Task objective: Without skipping anything, write out each record below exactly.

:::

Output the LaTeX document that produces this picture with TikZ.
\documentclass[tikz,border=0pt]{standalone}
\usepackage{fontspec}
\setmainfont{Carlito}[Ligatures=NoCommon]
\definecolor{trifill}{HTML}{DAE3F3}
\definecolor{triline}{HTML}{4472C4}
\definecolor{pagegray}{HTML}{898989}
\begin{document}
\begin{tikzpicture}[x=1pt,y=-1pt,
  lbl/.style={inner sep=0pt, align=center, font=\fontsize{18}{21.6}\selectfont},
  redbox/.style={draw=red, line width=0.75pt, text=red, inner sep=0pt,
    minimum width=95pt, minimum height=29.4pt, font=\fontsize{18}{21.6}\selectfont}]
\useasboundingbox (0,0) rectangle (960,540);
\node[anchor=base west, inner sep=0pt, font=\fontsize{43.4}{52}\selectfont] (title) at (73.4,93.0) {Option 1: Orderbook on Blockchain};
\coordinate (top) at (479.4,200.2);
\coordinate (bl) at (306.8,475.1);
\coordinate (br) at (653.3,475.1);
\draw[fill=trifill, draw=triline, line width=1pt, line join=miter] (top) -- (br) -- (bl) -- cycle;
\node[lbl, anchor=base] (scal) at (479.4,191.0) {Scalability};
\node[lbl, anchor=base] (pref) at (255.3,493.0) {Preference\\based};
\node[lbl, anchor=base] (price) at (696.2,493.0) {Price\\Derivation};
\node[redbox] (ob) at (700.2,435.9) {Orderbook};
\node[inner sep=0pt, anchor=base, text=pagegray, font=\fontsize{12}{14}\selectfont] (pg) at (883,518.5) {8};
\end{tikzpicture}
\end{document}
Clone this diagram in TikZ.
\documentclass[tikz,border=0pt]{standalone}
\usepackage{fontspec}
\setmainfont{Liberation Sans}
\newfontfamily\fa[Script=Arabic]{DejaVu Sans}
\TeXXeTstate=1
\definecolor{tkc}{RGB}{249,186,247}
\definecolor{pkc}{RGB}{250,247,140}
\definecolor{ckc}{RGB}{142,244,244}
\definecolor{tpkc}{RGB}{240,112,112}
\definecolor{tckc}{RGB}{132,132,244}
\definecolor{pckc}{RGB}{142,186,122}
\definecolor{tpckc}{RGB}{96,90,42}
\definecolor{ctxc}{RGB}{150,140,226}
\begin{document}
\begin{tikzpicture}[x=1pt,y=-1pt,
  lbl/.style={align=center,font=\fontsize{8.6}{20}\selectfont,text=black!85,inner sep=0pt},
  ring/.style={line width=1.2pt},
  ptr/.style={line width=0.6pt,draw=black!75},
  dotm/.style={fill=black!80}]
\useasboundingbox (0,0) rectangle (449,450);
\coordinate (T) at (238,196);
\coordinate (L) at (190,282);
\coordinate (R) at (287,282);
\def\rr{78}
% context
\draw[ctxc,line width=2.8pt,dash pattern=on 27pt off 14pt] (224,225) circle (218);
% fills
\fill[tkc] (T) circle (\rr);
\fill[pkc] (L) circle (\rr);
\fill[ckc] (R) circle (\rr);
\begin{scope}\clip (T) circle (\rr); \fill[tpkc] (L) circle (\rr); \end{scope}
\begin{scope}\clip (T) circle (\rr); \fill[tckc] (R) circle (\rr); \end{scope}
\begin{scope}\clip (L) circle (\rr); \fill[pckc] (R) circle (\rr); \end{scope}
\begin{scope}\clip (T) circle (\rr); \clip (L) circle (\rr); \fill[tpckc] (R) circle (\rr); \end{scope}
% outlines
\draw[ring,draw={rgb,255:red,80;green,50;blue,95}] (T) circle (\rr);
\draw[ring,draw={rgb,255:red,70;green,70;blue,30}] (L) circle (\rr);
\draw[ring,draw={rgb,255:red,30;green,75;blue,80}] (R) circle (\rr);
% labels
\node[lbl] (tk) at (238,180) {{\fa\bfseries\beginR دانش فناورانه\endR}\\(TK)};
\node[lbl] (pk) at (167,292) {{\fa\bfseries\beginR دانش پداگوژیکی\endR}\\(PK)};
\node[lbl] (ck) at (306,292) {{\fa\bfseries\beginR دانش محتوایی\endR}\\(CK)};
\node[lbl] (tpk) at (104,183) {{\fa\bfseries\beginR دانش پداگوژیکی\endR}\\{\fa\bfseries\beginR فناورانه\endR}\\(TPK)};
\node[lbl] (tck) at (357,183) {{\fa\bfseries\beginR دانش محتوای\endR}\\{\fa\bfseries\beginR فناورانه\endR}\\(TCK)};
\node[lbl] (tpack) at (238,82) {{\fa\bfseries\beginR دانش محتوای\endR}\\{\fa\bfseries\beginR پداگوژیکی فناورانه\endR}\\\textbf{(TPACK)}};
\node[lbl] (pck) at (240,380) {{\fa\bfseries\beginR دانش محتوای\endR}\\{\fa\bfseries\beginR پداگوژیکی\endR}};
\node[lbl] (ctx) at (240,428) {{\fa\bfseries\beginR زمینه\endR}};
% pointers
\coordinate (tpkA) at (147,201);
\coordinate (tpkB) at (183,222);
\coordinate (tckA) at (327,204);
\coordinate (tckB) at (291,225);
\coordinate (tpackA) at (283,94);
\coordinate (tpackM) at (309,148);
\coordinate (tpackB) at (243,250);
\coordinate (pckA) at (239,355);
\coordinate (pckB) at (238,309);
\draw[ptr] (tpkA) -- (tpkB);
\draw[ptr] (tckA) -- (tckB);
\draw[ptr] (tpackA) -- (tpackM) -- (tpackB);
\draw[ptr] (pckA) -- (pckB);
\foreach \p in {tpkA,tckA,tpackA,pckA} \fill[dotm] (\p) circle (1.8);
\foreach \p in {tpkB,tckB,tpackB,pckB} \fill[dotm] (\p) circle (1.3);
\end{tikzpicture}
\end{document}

:::

Exercise output:
Output the LaTeX document that produces this picture with TikZ.
\documentclass[tikz,border=0pt]{standalone}
\usepackage{fontspec}
\setmainfont{Carlito}[Ligatures=NoCommon]
\definecolor{trifill}{HTML}{DAE3F3}
\definecolor{triline}{HTML}{4472C4}
\definecolor{pagegray}{HTML}{898989}
\begin{document}
\begin{tikzpicture}[x=1pt,y=-1pt,
  lbl/.style={inner sep=0pt, align=center, font=\fontsize{18}{21.6}\selectfont},
  redbox/.style={draw=red, line width=0.75pt, text=red, inner sep=0pt,
    minimum width=95pt, minimum height=29.4pt, font=\fontsize{18}{21.6}\selectfont}]
\useasboundingbox (0,0) rectangle (960,540);
\node[anchor=base west, inner sep=0pt, font=\fontsize{43.4}{52}\selectfont] (title) at (73.4,93.0) {Option 1: Orderbook on Blockchain};
\coordinate (top) at (479.4,200.2);
\coordinate (bl) at (306.8,475.1);
\coordinate (br) at (653.3,475.1);
\draw[fill=trifill, draw=triline, line width=1pt, line join=miter] (top) -- (br) -- (bl) -- cycle;
\node[lbl, anchor=base] (scal) at (479.4,191.0) {Scalability};
\node[lbl, anchor=base] (pref) at (255.3,493.0) {Preference\\based};
\node[lbl, anchor=base] (price) at (696.2,493.0) {Price\\Derivation};
\node[redbox] (ob) at (700.2,435.9) {Orderbook};
\node[inner sep=0pt, anchor=base, text=pagegray, font=\fontsize{12}{14}\selectfont] (pg) at (883,518.5) {8};
\end{tikzpicture}
\end{document}
Clone this diagram in TikZ.
\documentclass[tikz,border=0pt]{standalone}
\usepackage{fontspec}
\setmainfont{Liberation Sans}
\newfontfamily\fa[Script=Arabic]{DejaVu Sans}
\TeXXeTstate=1
\definecolor{tkc}{RGB}{249,186,247}
\definecolor{pkc}{RGB}{250,247,140}
\definecolor{ckc}{RGB}{142,244,244}
\definecolor{tpkc}{RGB}{240,112,112}
\definecolor{tckc}{RGB}{132,132,244}
\definecolor{pckc}{RGB}{142,186,122}
\definecolor{tpckc}{RGB}{96,90,42}
\definecolor{ctxc}{RGB}{150,140,226}
\begin{document}
\begin{tikzpicture}[x=1pt,y=-1pt,
  lbl/.style={align=center,font=\fontsize{8.6}{20}\selectfont,text=black!85,inner sep=0pt},
  ring/.style={line width=1.2pt},
  ptr/.style={line width=0.6pt,draw=black!75},
  dotm/.style={fill=black!80}]
\useasboundingbox (0,0) rectangle (449,450);
\coordinate (T) at (238,196);
\coordinate (L) at (190,282);
\coordinate (R) at (287,282);
\def\rr{78}
% context
\draw[ctxc,line width=2.8pt,dash pattern=on 27pt off 14pt] (224,225) circle (218);
% fills
\fill[tkc] (T) circle (\rr);
\fill[pkc] (L) circle (\rr);
\fill[ckc] (R) circle (\rr);
\begin{scope}\clip (T) circle (\rr); \fill[tpkc] (L) circle (\rr); \end{scope}
\begin{scope}\clip (T) circle (\rr); \fill[tckc] (R) circle (\rr); \end{scope}
\begin{scope}\clip (L) circle (\rr); \fill[pckc] (R) circle (\rr); \end{scope}
\begin{scope}\clip (T) circle (\rr); \clip (L) circle (\rr); \fill[tpckc] (R) circle (\rr); \end{scope}
% outlines
\draw[ring,draw={rgb,255:red,80;green,50;blue,95}] (T) circle (\rr);
\draw[ring,draw={rgb,255:red,70;green,70;blue,30}] (L) circle (\rr);
\draw[ring,draw={rgb,255:red,30;green,75;blue,80}] (R) circle (\rr);
% labels
\node[lbl] (tk) at (238,180) {{\fa\bfseries\beginR دانش فناورانه\endR}\\(TK)};
\node[lbl] (pk) at (167,292) {{\fa\bfseries\beginR دانش پداگوژیکی\endR}\\(PK)};
\node[lbl] (ck) at (306,292) {{\fa\bfseries\beginR دانش محتوایی\endR}\\(CK)};
\node[lbl] (tpk) at (104,183) {{\fa\bfseries\beginR دانش پداگوژیکی\endR}\\{\fa\bfseries\beginR فناورانه\endR}\\(TPK)};
\node[lbl] (tck) at (357,183) {{\fa\bfseries\beginR دانش محتوای\endR}\\{\fa\bfseries\beginR فناورانه\endR}\\(TCK)};
\node[lbl] (tpack) at (238,82) {{\fa\bfseries\beginR دانش محتوای\endR}\\{\fa\bfseries\beginR پداگوژیکی فناورانه\endR}\\\textbf{(TPACK)}};
\node[lbl] (pck) at (240,380) {{\fa\bfseries\beginR دانش محتوای\endR}\\{\fa\bfseries\beginR پداگوژیکی\endR}};
\node[lbl] (ctx) at (240,428) {{\fa\bfseries\beginR زمینه\endR}};
% pointers
\coordinate (tpkA) at (147,201);
\coordinate (tpkB) at (183,222);
\coordinate (tckA) at (327,204);
\coordinate (tckB) at (291,225);
\coordinate (tpackA) at (283,94);
\coordinate (tpackM) at (309,148);
\coordinate (tpackB) at (243,250);
\coordinate (pckA) at (239,355);
\coordinate (pckB) at (238,309);
\draw[ptr] (tpkA) -- (tpkB);
\draw[ptr] (tckA) -- (tckB);
\draw[ptr] (tpackA) -- (tpackM) -- (tpackB);
\draw[ptr] (pckA) -- (pckB);
\foreach \p in {tpkA,tckA,tpackA,pckA} \fill[dotm] (\p) circle (1.8);
\foreach \p in {tpkB,tckB,tpackB,pckB} \fill[dotm] (\p) circle (1.3);
\end{tikzpicture}
\end{document}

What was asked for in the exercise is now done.